Hollywood has been on a long term trend of making an overall average product of decreasing quality while expecting more and more money for the product and pushing into more global markets. If they don't care about the movies being very good at all why should they care if the effects quality is superb?

Lots of contemporary movies have shitty or at least forgettable visual effects. It's no different than the rushed 2D to 3D conversions we've been seeing. I think the quality and execution of visual effects sequences have been better when the company was breaking new ground. The risks and time to produce the shot demanded the sequences be expertly designed and planned. Unfortunately there's not much ground to break anymore. So the big parent companies predictably look for ways to do the same job faster and cheaper.

The motion picture visual effects industry is also, in a way, a victim of its own success. The jobs are glamour jobs and have been for a long time. There's no shortage of people wanting to do that kind of work. Most graphics people would love to brag on their resume about having worked on a major motion picture doing the visual effects work. With so many prospective employees the pay scales fall through the floor even if many of the candidates have great stuff on their "reels".

The employment situation reminds me a bit of the TV broadcast industry. If you want to break into TV production you'll often have to do it at a small market station working long hours for starvation wages. Thousands of people graduate with degrees in broadcasting every year in the United States. The number of job openings at TV stations and production companies is very limited. If you can get a job the game is sticking it out improving your work and moving up to better jobs in bigger cities.
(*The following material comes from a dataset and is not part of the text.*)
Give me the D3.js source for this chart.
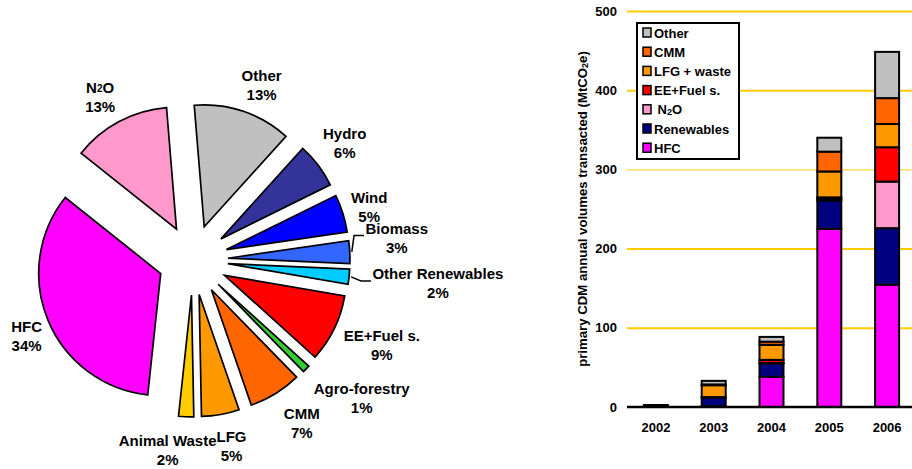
<!DOCTYPE html>
<html><head><meta charset="utf-8">
<script src="https://cdn.jsdelivr.net/npm/d3@7"></script>
<style>
body{margin:0;background:#fff}
svg{display:block}
text{font-family:"Liberation Sans",Arial,Helvetica,sans-serif;font-weight:bold;fill:#000}
</style>
</head><body>
<svg id="chart" width="912" height="469"></svg>
<script>
// ---------- PIE DATA ----------
const pieCategories = ["Other","Hydro","Wind","Biomass","Other Renewables","EE+Fuel s.","Agro-forestry","CMM","LFG","Animal Waste","HFC","N2O"];
const pieShares = [13,6,5,3,2,9,1,7,5,2,34,13];
const pieColors = ["#C0C0C0","#333399","#0000FF","#3366FF","#00CCFF","#FF0000","#33CC33","#FF6600","#FF9900","#FFCC00","#FF00FF","#FF99CC"];

// ---------- BAR DATA ----------
const years = ["2002","2003","2004","2005","2006"];
const seriesNames = ["HFC","Renewables","N2O","EE+Fuel s.","LFG + waste","CMM","Other"];
const hfc        = [0,   1,   38,  225,  154.5];
const renewables = [2.5, 11,  17,  35.7, 71.3];
const n2o        = [0,   0,   0.5, 1.5,  58.8];
const eeFuel     = [0,   0.5, 4,   2.5,  43.4];
const lfgWaste   = [0,   15,  19,  32.7, 29.3];
const cmm        = [0,   1,   4,   25,   32.7];
const other      = [0,   4.5, 6,   17.6, 58.4];
const seriesColors = ["#FF00FF","#000080","#FF99CC","#FF0000","#FF9900","#FF6600","#C0C0C0"];
const yTicks = [0,100,200,300,400,500];
const yTitle = "primary CDM annual volumes transacted (MtCO2e)";

// ---------- helpers ----------
const svg = d3.select("#chart");
const deg = Math.PI/180;

// write text with "2" in chemical formulas as subscript
function richText(sel, str, subShift, subSize){
  const parts = str.split(/(?<=[A-Z])2/);
  parts.forEach((p,i)=>{
    if(i>0){
      sel.append("tspan").attr("dy",subShift).attr("font-size",subSize).text("2");
      sel.append("tspan").attr("dy",-subShift).text(p);
    } else sel.append("tspan").text(p);
  });
}

// ---------- PIE ----------
const pieCx = 193, pieCy = 260, pieR = 122, explode = 35;
const pieStart = -4.7*deg;
// label layout (angle offset from slice middle in degrees, distance from pie centre)
const labelLayout = {
  "Other":[2.7,188], "Hydro":[-0.7,192], "Wind":[0.5,184], "Biomass":[-3.3,205],
  "Other Renewables":[-0.7,246], "EE+Fuel s.":[-1.7,207], "Agro-forestry":[-4.6,218],
  "CMM":[-2.1,195.5], "LFG":[-1.6,190], "Animal Waste":[5.1,191.7], "HFC":[-1.9,183], "N2O":[-1.5,188]
};
const leaderLabels = ["Biomass","Other Renewables"];

const pie = d3.pie().sort(null).value(d=>d.v).startAngle(pieStart).endAngle(pieStart+2*Math.PI);
const arcs = pie(pieCategories.map((c,i)=>({c, v:pieShares[i], color:pieColors[i]})));
const arc = d3.arc().innerRadius(0).outerRadius(pieR);
const gPie = svg.append("g").attr("transform",`translate(${pieCx},${pieCy})`);
const mid = d=>(d.startAngle+d.endAngle)/2;

gPie.selectAll("path.slice").data(arcs).join("path")
  .attr("class","slice")
  .attr("transform",d=>`translate(${explode*Math.sin(mid(d))},${-explode*Math.cos(mid(d))})`)
  .attr("d",arc)
  .attr("fill",d=>d.data.color)
  .attr("stroke","#000").attr("stroke-width",1.7).attr("stroke-linejoin","miter");

const lineGap = 19.5;
arcs.forEach(d=>{
  const lay = labelLayout[d.data.c];
  const a = mid(d) + lay[0]*deg, r = lay[1];
  const lx = r*Math.sin(a), ly = -r*Math.cos(a);
  const t1 = gPie.append("text").attr("x",lx).attr("y",ly-lineGap/2)
    .attr("text-anchor","middle").attr("dominant-baseline","central").attr("font-size",15);
  richText(t1, d.data.c, 1, 10);
  gPie.append("text").attr("x",lx).attr("y",ly+lineGap/2)
    .attr("text-anchor","middle").attr("dominant-baseline","central").attr("font-size",15)
    .text(d.data.v+"%");
  if(leaderLabels.includes(d.data.c)){
    const w = t1.node().getComputedTextLength();
    const left = lx - w/2;
    const m = mid(d), rr = explode+pieR+2;
    const p0 = [rr*Math.sin(m), -rr*Math.cos(m)];
    const yL = ly - lineGap/2 + 7.5;
    gPie.append("path")
      .attr("d", d3.line()([p0,[left-11.5,yL],[left-1.5,yL]]))
      .attr("fill","none").attr("stroke","#000").attr("stroke-width",1.5);
  }
});

// ---------- BAR CHART ----------
const x = d3.scaleBand().domain(years).range([627,916]).paddingInner(0.585).paddingOuter(0.2925);
const y = d3.scaleLinear().domain([0,500]).range([407,11]);

// gridlines
svg.append("g").attr("transform","translate(627,0)")
  .call(d3.axisLeft(y).tickValues(yTicks.filter(v=>v>0)).tickSize(-285).tickFormat(""))
  .call(g=>g.select(".domain").remove())
  .call(g=>g.selectAll(".tick line").attr("stroke","#FFCC00").attr("stroke-width",v=>v===300?1:2));

// y tick labels
svg.append("g").attr("transform","translate(627,0)")
  .call(d3.axisLeft(y).tickValues(yTicks).tickSize(0).tickPadding(10).tickFormat(d3.format("d")))
  .call(g=>g.select(".domain").remove())
  .call(g=>g.selectAll("text").attr("font-size",13).attr("font-family",null).attr("fill","#000"));

// stacked bars
const seriesArrays = [hfc,renewables,n2o,eeFuel,lfgWaste,cmm,other];
const table = years.map((yr,i)=>{
  const o = {year:yr};
  seriesNames.forEach((s,k)=>o[s]=seriesArrays[k][i]);
  return o;
});
const stacked = d3.stack().keys(seriesNames)(table);
const gBars = svg.append("g");
stacked.forEach((layer,k)=>{
  gBars.selectAll(null).data(layer.filter(d=>d[1]-d[0]>0)).join("rect")
    .attr("x",d=>x(d.data.year))
    .attr("width",x.bandwidth())
    .attr("y",d=>y(d[1]))
    .attr("height",d=>y(d[0])-y(d[1]))
    .attr("fill",seriesColors[k])
    .attr("stroke","#000").attr("stroke-width",2);
});

// baseline
svg.append("line").attr("x1",627).attr("x2",912).attr("y1",y(0)).attr("y2",y(0))
  .attr("stroke","#000").attr("stroke-width",2.5);

// x axis labels
svg.append("g").attr("transform",`translate(0,${y(0)})`)
  .call(d3.axisBottom(x).tickSize(0).tickPadding(15.5))
  .call(g=>g.select(".domain").remove())
  .call(g=>g.selectAll("text").attr("font-size",13).attr("font-family",null).attr("fill","#000"));

// y title
const yt = svg.append("text")
  .attr("transform","translate(582,209) rotate(-90)")
  .attr("text-anchor","middle").attr("dominant-baseline","central").attr("font-size",13.2);
richText(yt, yTitle, 3, 9);

// legend
const lg = svg.append("g");
lg.append("rect").attr("x",637).attr("y",23).attr("width",102).attr("height",136)
  .attr("fill","#fff").attr("stroke","#000").attr("stroke-width",2);
const legendOrder = seriesNames.map((s,k)=>({s,color:seriesColors[k]})).reverse();
legendOrder.forEach((d,i)=>{
  const cy = 32.5 + i*19.2;
  lg.append("rect").attr("x",643).attr("y",cy-4.5).attr("width",8).attr("height",9)
    .attr("fill",d.color).attr("stroke","#000").attr("stroke-width",1.5);
  const t = lg.append("text").attr("x",d.s==="N2O"?657.5:654).attr("y",cy)
    .attr("dominant-baseline","central").attr("font-size",13);
  richText(t, d.s, 3, 9);
});
</script>
</body></html>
Not many people have the stomach to do that.

I don't think the Visual Effects Society is going to have much luck creating anything resembling a union. If anything I expect the situation to get worse. I expect a greater amount of production work to get exported overseas to be done more cheaply.

The Graphic Artists Guild hasn't had much success lately organizing illustrators and graphic artists. I think the work field has been very deprofessionalized. The folks paying for the work don't care very much about how it looks. So who needs to pay extra for people with formal training? It good enough to hire some guy who can launch Adobe InDesign, arrage a few items on the page very quickly and hit "print."

The only leverage I think the visual effects artists have is jumping ship to other competing niche fields -like the video game industry. I think the gaming industry is already poaching some of the top talent away from movie related companies. Game development isn't confined to high cost of living places like Los Angeles and the San Francisco Bay area. Gaming designers may have more in the way of artistic freedom.